The Concordia Eagle was an African-American newspaper published in Vidalia, Louisiana. Founded in 1873, it was a four-page weekly aligned with the Republican Party, aiming to provide a platform for African-American perspectives and advocate for civil rights during the Reconstruction era.

== History and Founding ==
The newspaper was established by David Young, a Louisiana state legislator and political figure. Young, a Republican, sought to address issues faced by African-Americans in post-Reconstruction Louisiana and provide a medium for political engagement. The Concordia Eagle became known for its support of civil rights and its call for African-Americans to build a presence in the South rather than migrate elsewhere.

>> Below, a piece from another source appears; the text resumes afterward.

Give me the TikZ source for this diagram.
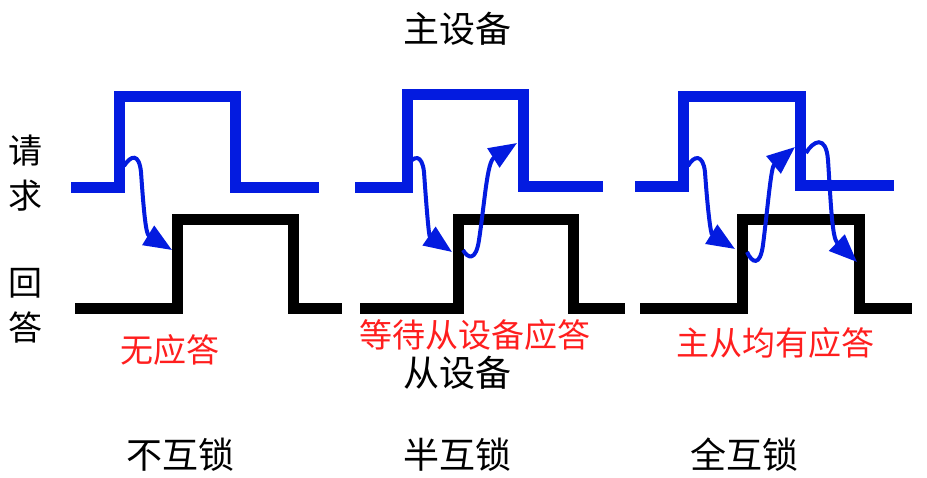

== Opposition to the Exoduster Movement ==
In the 1870s, The Concordia Eagle voiced opposition to the Exoduster movement, which encouraged African-Americans to migrate westward to Kansas to escape Southern racial violence and economic hardship. Young advocated for staying in the South as a way for African-Americans to establish political and economic power locally. This position contrasted with the support for the movement expressed by some Northern newspapers.

== Editorial Changes and Influences ==
After David Young’s tenure, James Presley Ball, Jr. became editor. Ball, the son of a photographer and abolitionist, led the paper with a continued emphasis on civil rights issues. Following his time at the Eagle, Ball worked with the Seattle Republican, another African-American newspaper.

In 1885, Love S. Cornwell, a former Kansas state legislator affected by the conflicts of Bleeding Kansas, took on the role of editor. Cornwell’s experiences influenced his editorial stance, which included critiques of Southern policies affecting African-Americans.

== Decline and Legacy ==
The Concordia Eagle ceased publication in 1890, possibly due to challenges faced by minority-run newspapers in the South, including political opposition and financial difficulties. Surviving issues are held in collections at institutions such as the Library of Congress and Louisiana State University, offering insights into African-American press history.

The paper’s mottowas "Equal Rights to All Men".